PROBLEM DETAILS:
Begin with the first line and repeat exactly through the line containing "var adhWidthErr = [0.8, 1, 1.2];"; leave every image out.
***** GIVEN INFORMATION
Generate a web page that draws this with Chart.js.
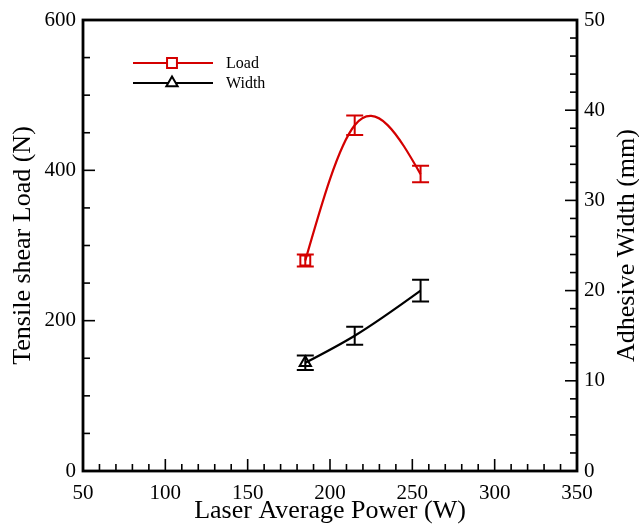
<!DOCTYPE html>
<html>
<head>
<meta charset="utf-8">
<script src="https://cdn.jsdelivr.net/npm/chart.js@4.4.0/dist/chart.umd.min.js"></script>
<style>
    html, body { margin: 0; padding: 0; background: #fff; }
    canvas { display: block; }
</style>
</head>
<body>
<canvas id="chart" width="639" height="524"></canvas>
<script>

// measured values: laser power (W), shear load (N), adhesive width (mm)
var power = [185, 215, 255];
var load = [280, 460, 395];
var loadErr = [8, 13, 11];
var adhWidth = [12, 15, 20];
var adhWidthErr = [0.8, 1, 1.2];

var powerTicks = [50, 100, 150, 200, 250, 300, 350];
var loadTicks = [0, 200, 400, 600];
var widthTicks = [0, 10, 20, 30, 40, 50];
var powerMinor = 10;
var loadMinor = 50;
var widthMinor = 2;

var rightTitle = "Adhesive Width (mm)";

var red = "#d40000";
var serif = "'Liberation Serif', 'Times New Roman', serif";

function points(xs, ys){
    return xs.map((x, i) => ({x: x, y: ys[i]}));
}

// second derivatives of a natural cubic spline
function splineM(xs, ys){
    var n = xs.length;
    var M = new Array(n).fill(0);
    if(n < 3) return M;
    var a = [], b = [], c = [], d = [];
    for(var i = 1; i < n - 1; i++){
        var h0 = xs[i] - xs[i-1];
        var h1 = xs[i+1] - xs[i];
        a.push(h0);
        b.push(2 * (h0 + h1));
        c.push(h1);
        d.push(6 * ((ys[i+1] - ys[i]) / h1 - (ys[i] - ys[i-1]) / h0));
    }
    var m = b.length;
    for(var i = 1; i < m; i++){
        var w = a[i] / b[i-1];
        b[i] -= w * c[i-1];
        d[i] -= w * d[i-1];
    }
    var sol = new Array(m);
    sol[m-1] = d[m-1] / b[m-1];
    for(var i = m - 2; i >= 0; i--){
        sol[i] = (d[i] - c[i] * sol[i+1]) / b[i];
    }
    for(var i = 0; i < m; i++) M[i+1] = sol[i];
    return M;
}

// smooth curve through the points of every dataset
const splinePlugin = {
    id: "spline",
    beforeDatasetsDraw(chart){
        const ctx = chart.ctx;
        const xs = chart.scales.x;
        chart.data.datasets.forEach((ds) => {
            const ys = chart.scales[ds.yAxisID];
            const X = ds.data.map((p) => p.x);
            const Y = ds.data.map((p) => p.y);
            const M = splineM(X, Y);
            ctx.save();
            ctx.strokeStyle = ds.borderColor;
            ctx.lineWidth = 2.2;
            ctx.beginPath();
            ctx.moveTo(xs.getPixelForValue(X[0]), ys.getPixelForValue(Y[0]));
            for(var i = 0; i < X.length - 1; i++){
                var h = X[i+1] - X[i];
                var s = (Y[i+1] - Y[i]) / h;
                var d0 = s - h * (2 * M[i] + M[i+1]) / 6;
                var d1 = s + h * (M[i] + 2 * M[i+1]) / 6;
                ctx.bezierCurveTo(
                    xs.getPixelForValue(X[i] + h / 3), ys.getPixelForValue(Y[i] + d0 * h / 3),
                    xs.getPixelForValue(X[i+1] - h / 3), ys.getPixelForValue(Y[i+1] - d1 * h / 3),
                    xs.getPixelForValue(X[i+1]), ys.getPixelForValue(Y[i+1])
                );
            }
            ctx.stroke();
            ctx.restore();
        });
    },
    afterDatasetsDraw(chart){
        // error bars
        const ctx = chart.ctx;
        const xs = chart.scales.x;
        chart.data.datasets.forEach((ds) => {
            const ys = chart.scales[ds.yAxisID];
            ctx.save();
            ctx.strokeStyle = ds.borderColor;
            ctx.lineWidth = 2;
            ds.data.forEach((p, i) => {
                var px = xs.getPixelForValue(p.x);
                var top = ys.getPixelForValue(p.y + ds.errors[i]);
                var bot = ys.getPixelForValue(p.y - ds.errors[i]);
                ctx.beginPath();
                ctx.moveTo(px, top); ctx.lineTo(px, bot);
                ctx.moveTo(px - 8.5, top); ctx.lineTo(px + 8.5, top);
                ctx.moveTo(px - 8.5, bot); ctx.lineTo(px + 8.5, bot);
                ctx.stroke();
            });
            ctx.restore();
        });
    }
};

function inwardTicks(ctx, scale, major, step, edge, dir, horizontal){
    for(var v = scale.min; v <= scale.max + 1e-9; v += step){
        var p = scale.getPixelForValue(v);
        var len = major.indexOf(Math.round(v * 1000) / 1000) >= 0 ? 12 : 7;
        ctx.beginPath();
        if(horizontal){
            ctx.moveTo(p, edge); ctx.lineTo(p, edge + dir * len);
        }else{
            ctx.moveTo(edge, p); ctx.lineTo(edge + dir * len, p);
        }
        ctx.stroke();
    }
}

// box around the plot, ticks pointing inside, right title, legend
const framePlugin = {
    id: "frame",
    afterDraw(chart){
        const ctx = chart.ctx;
        const a = chart.chartArea;
        ctx.save();
        ctx.strokeStyle = "#000";
        ctx.lineWidth = 1.6;
        inwardTicks(ctx, chart.scales.x, powerTicks, powerMinor, a.bottom, -1, true);
        inwardTicks(ctx, chart.scales.y, loadTicks, loadMinor, a.left, 1, false);
        inwardTicks(ctx, chart.scales.y2, widthTicks, widthMinor, a.right, -1, false);
        ctx.lineWidth = 2.8;
        ctx.strokeRect(a.left, a.top, a.right - a.left, a.bottom - a.top);

        // right axis title reads bottom to top like the left one
        ctx.save();
        ctx.translate(627, (a.top + a.bottom) / 2);
        ctx.rotate(-Math.PI / 2);
        ctx.fillStyle = "#000";
        ctx.font = "26px " + serif;
        ctx.textAlign = "center";
        ctx.textBaseline = "middle";
        ctx.fillText(rightTitle, 0, 0);
        ctx.restore();

        // legend
        var ly = [63, 83];
        chart.data.datasets.forEach((ds, i) => {
            ctx.strokeStyle = ds.borderColor;
            ctx.lineWidth = 2;
            ctx.beginPath();
            ctx.moveTo(133, ly[i]); ctx.lineTo(213, ly[i]);
            ctx.stroke();
            ctx.fillStyle = "#fff";
            Chart.helpers.drawPoint(ctx, {pointStyle: ds.pointStyle, radius: ds.legendRadius, borderWidth: 2}, 172, ly[i]);
            ctx.fillStyle = "#000";
            ctx.font = "16px " + serif;
            ctx.textAlign = "left";
            ctx.textBaseline = "middle";
            ctx.fillText(ds.label, 226, ly[i] + 1);
        });
        ctx.restore();
    }
};

const tickFont = {family: serif, size: 21};
const titleFont = {family: serif, size: 26, lineHeight: 1};

new Chart(document.getElementById("chart"), {
    type: "line",
    data: {
        datasets: [{
            label: "Load",
            yAxisID: "y",
            data: points(power, load),
            errors: loadErr,
            showLine: false,
            borderColor: red,
            pointStyle: "rect",
            pointRadius: [7, 0, 0],
            legendRadius: 7,
            pointBorderWidth: 2,
            pointBorderColor: red,
            pointBackgroundColor: "rgba(0,0,0,0)"
        }, {
            label: "Width",
            yAxisID: "y2",
            data: points(power, adhWidth),
            errors: adhWidthErr,
            showLine: false,
            borderColor: "#000",
            pointStyle: "triangle",
            pointRadius: [6.5, 0, 0],
            legendRadius: 6.5,
            pointBorderWidth: 2,
            pointBorderColor: "#000",
            pointBackgroundColor: "rgba(0,0,0,0)"
        }]
    },
    options: {
        responsive: false,
        animation: false,
        layout: { padding: { top: 20 } },
        plugins: {
            legend: { display: false },
            tooltip: { enabled: false }
        },
        scales: {
            x: {
                type: "linear",
                position: "bottom",
                min: 50,
                max: 350,
                afterBuildTicks: (s) => { s.ticks = powerTicks.map((v) => ({value: v})); },
                afterFit: (s) => { s.height = 53; },
                grid: { display: false, drawTicks: false },
                border: { display: false },
                ticks: { font: tickFont, color: "#000", padding: 10, maxRotation: 0, autoSkip: false },
                title: { display: true, text: "Laser Average Power (W)", font: titleFont, color: "#000", padding: 0 }
            },
            y: {
                type: "linear",
                position: "left",
                min: 0,
                max: 600,
                afterBuildTicks: (s) => { s.ticks = loadTicks.map((v) => ({value: v})); },
                afterFit: (s) => { s.width = 83; },
                grid: { display: false, drawTicks: false },
                border: { display: false },
                ticks: { font: tickFont, color: "#000", padding: 7 },
                title: { display: true, text: "Tensile shear Load (N)", font: titleFont, color: "#000", padding: { top: 10, bottom: 0 } }
            },
            y2: {
                type: "linear",
                position: "right",
                min: 0,
                max: 50,
                afterBuildTicks: (s) => { s.ticks = widthTicks.map((v) => ({value: v})); },
                afterFit: (s) => { s.width = 62; },
                grid: { display: false, drawTicks: false },
                border: { display: false },
                ticks: { font: tickFont, color: "#000", padding: 7 }
            }
        }
    },
    plugins: [splinePlugin, framePlugin]
});

</script>
</body>
</html>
**********
COMPLETE RESPONSE:
Generate a web page that draws this with Chart.js.
<!DOCTYPE html>
<html>
<head>
<meta charset="utf-8">
<script src="https://cdn.jsdelivr.net/npm/chart.js@4.4.0/dist/chart.umd.min.js"></script>
<style>
    html, body { margin: 0; padding: 0; background: #fff; }
    canvas { display: block; }
</style>
</head>
<body>
<canvas id="chart" width="639" height="524"></canvas>
<script>

// measured values: laser power (W), shear load (N), adhesive width (mm)
var power = [185, 215, 255];
var load = [280, 460, 395];
var loadErr = [8, 13, 11];
var adhWidth = [12, 15, 20];
var adhWidthErr = [0.8, 1, 1.2];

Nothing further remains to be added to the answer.